_REQUIRED TASK_
Could the lines from the start of the data through the line with "(690,0) rectangle (2267,709);" be set down exactly, with no pictures among them?

_DATASET EXTRACT_
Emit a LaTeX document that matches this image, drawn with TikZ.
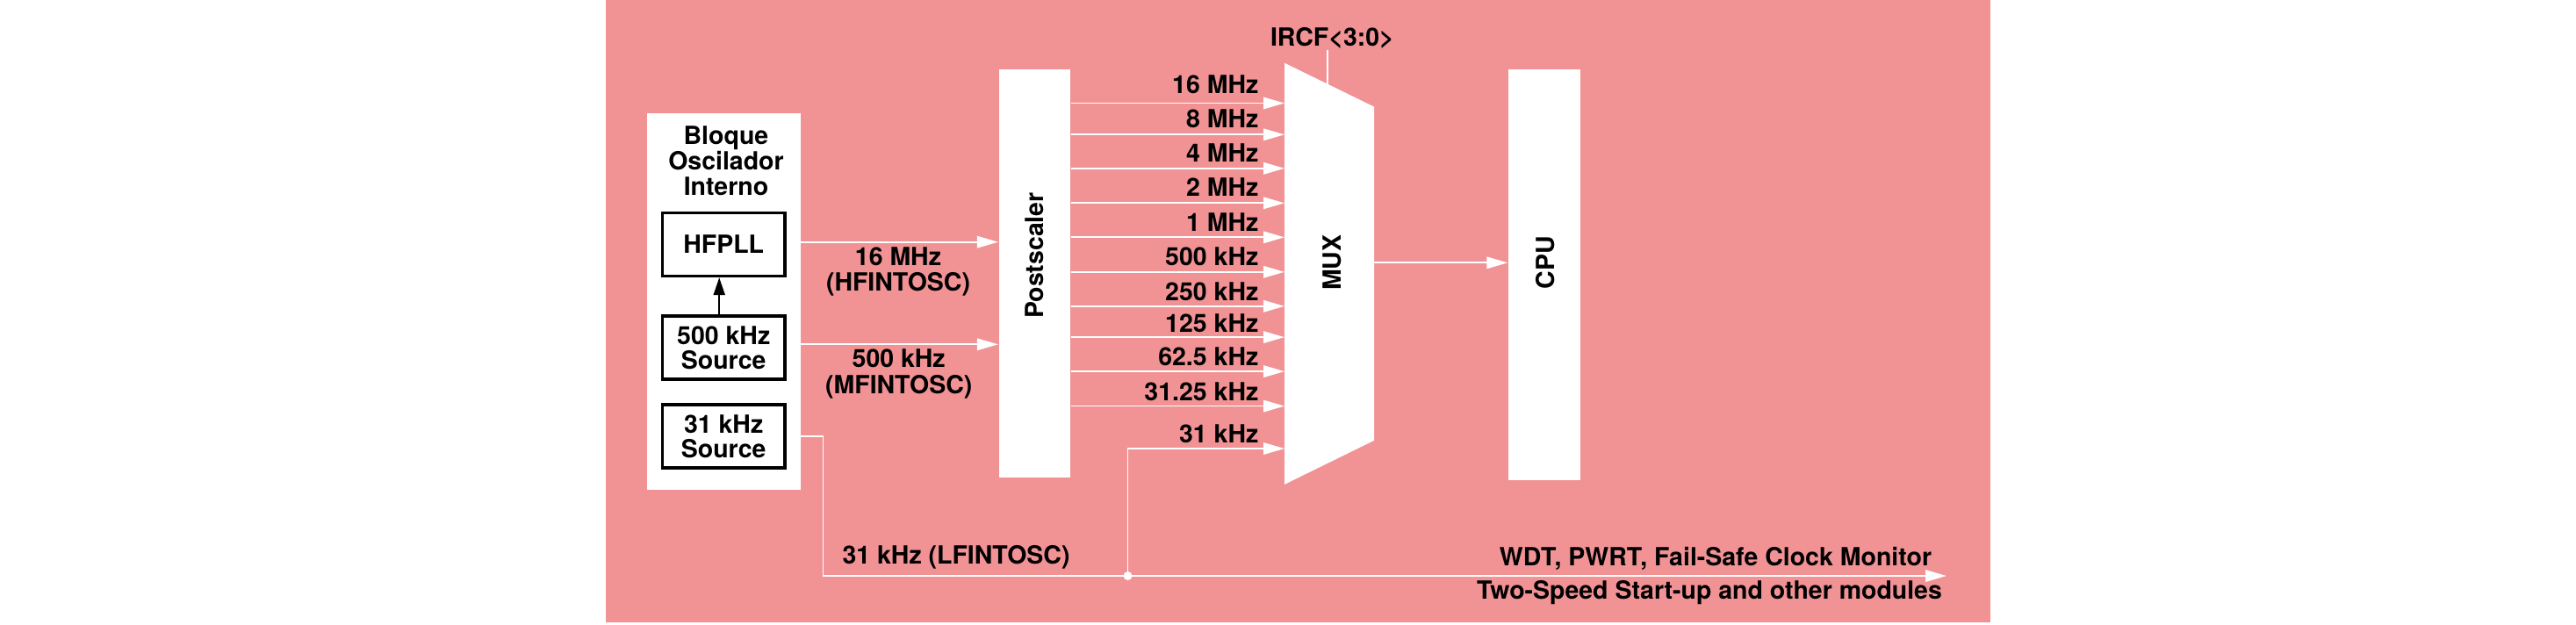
\documentclass[tikz,border=0pt]{standalone}
\usepackage{fontspec}
\setmainfont{TeX Gyre Heros}
\usetikzlibrary{arrows.meta}
\definecolor{bgpink}{RGB}{241,146,148}
\begin{document}
\begin{tikzpicture}[x=0.01cm,y=-0.01cm,
  lbl/.style={font=\fontsize{8.1}{8.3}\selectfont\bfseries, inner sep=0pt, align=center, text=black},
  wbox/.style={fill=white, draw=none, inner sep=0pt},
  bbox/.style={fill=white, draw=black, line width=1pt, inner sep=0pt, align=center,
    font=\fontsize{8.1}{8.0}\selectfont\bfseries, minimum width=1.392cm, minimum height=0.72cm},
  wline/.style={draw=white, line width=0.5pt},
  warrow/.style={wline, -{Triangle[length=0.24cm,width=0.135cm]}},
  barrow/.style={draw=black, line width=0.6pt, -{Triangle[length=0.2cm,width=0.13cm]}},
]
\useasboundingbox (0,0) rectangle (2934,711);
\fill[bgpink] (690,0) rectangle (2267,709);

% oscillator block
\node[wbox, minimum width=1.75cm, minimum height=4.29cm] (osc) at (824.2,343.3) {};
\node[lbl] (osct) at (827,183) {Bloque\\Oscilador\\Interno};
\node[bbox] (hfpll) at (824.2,278.4) {HFPLL};
\node[bbox] (src500) at (824.2,396) {500 kHz\\Source};
\node[bbox] (src31) at (824.2,497) {31 kHz\\Source};
\draw[barrow] ([xshift=-0.05cm]src500.north) -- ([xshift=-0.05cm]hfpll.south);

% postscaler
\node[wbox, minimum width=0.814cm, minimum height=4.648cm] (post) at (1178.3,311.8) {};
\node[lbl, rotate=90] (postt) at (1177.8,291) {Postscaler};

% inputs to postscaler
\draw[warrow] (osc.east |- 0,275.7) -- (post.west |- 0,275.7);
\draw[warrow] (osc.east |- 0,392.3) -- (post.west |- 0,392.3);
\node[lbl] (hfl) at (1023,309.8) {16 MHz\\(HFINTOSC)};
\node[lbl] (mfl) at (1023.7,426) {500 kHz\\(MFINTOSC)};

% MUX
\node[inner sep=0pt, minimum width=1.005cm, minimum height=4.784cm] (mux) at (1514,311.8) {};
\fill[white] (mux.north west) -- ([yshift=-0.498cm]mux.north east)
  -- ([yshift=0.5cm]mux.south east) -- (mux.south west) -- cycle;
\node[lbl, rotate=90] (muxt) at (1517.4,299.3) {MUX};
\coordinate (ircfin) at (1511.6,96.3);
\node[lbl] (ircf) at (1517.4,43) {IRCF<3:0>};
\draw[wline] (ircfin |- 0,56.7) -- (ircfin);

% postscaler outputs
\foreach \ly/\t/\c [count=\i] in {117.5/16 MHz/96.6, 153.3/8 MHz/135, 191.8/4 MHz/174.6,
    231.3/2 MHz/213, 270.3/1 MHz/253, 309.8/500 kHz/292.5, 348.8/250 kHz/332.4,
    384.1/125 kHz/368, 423.1/62.5 kHz/406.8, 462.6/31.25 kHz/446.7}{
  \draw[warrow] (post.east |- 0,\ly) -- (mux.west |- 0,\ly);
  \node[lbl, anchor=base east] (f\i) at (1434,\c+10) {\t};
}
\node[lbl, anchor=base east] (f11) at (1434,504.3) {31 kHz};

% CPU
\node[wbox, minimum width=0.82cm, minimum height=4.671cm] (cpu) at (1759,313) {};
\node[lbl, rotate=90] (cput) at (1760,299) {CPU};
\draw[warrow] (mux.east |- 0,299.3) -- (cpu.west |- 0,299.3);

% LFINTOSC path
\coordinate (bend) at (937.6,656);
\coordinate (junc) at (1284.5,656);
\coordinate (lfend) at (2217,656);
\draw[warrow] (osc.east |- src31.east) -| (bend) -- (lfend);
\draw[warrow] (junc) |- (mux.west |- 0,511);
\fill[white] (junc) circle (0.05cm);
\node[lbl] (lfl) at (1089,635) {31 kHz (LFINTOSC)};
\node[lbl] (m1) at (1954,636) {WDT, PWRT, Fail-Safe Clock Monitor};
\node[lbl] (m2) at (1947,675) {Two-Speed Start-up and other modules};
\end{tikzpicture}
\end{document}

_FULL OUTPUT_
Emit a LaTeX document that matches this image, drawn with TikZ.
\documentclass[tikz,border=0pt]{standalone}
\usepackage{fontspec}
\setmainfont{TeX Gyre Heros}
\usetikzlibrary{arrows.meta}
\definecolor{bgpink}{RGB}{241,146,148}
\begin{document}
\begin{tikzpicture}[x=0.01cm,y=-0.01cm,
  lbl/.style={font=\fontsize{8.1}{8.3}\selectfont\bfseries, inner sep=0pt, align=center, text=black},
  wbox/.style={fill=white, draw=none, inner sep=0pt},
  bbox/.style={fill=white, draw=black, line width=1pt, inner sep=0pt, align=center,
    font=\fontsize{8.1}{8.0}\selectfont\bfseries, minimum width=1.392cm, minimum height=0.72cm},
  wline/.style={draw=white, line width=0.5pt},
  warrow/.style={wline, -{Triangle[length=0.24cm,width=0.135cm]}},
  barrow/.style={draw=black, line width=0.6pt, -{Triangle[length=0.2cm,width=0.13cm]}},
]
\useasboundingbox (0,0) rectangle (2934,711);
\fill[bgpink] (690,0) rectangle (2267,709);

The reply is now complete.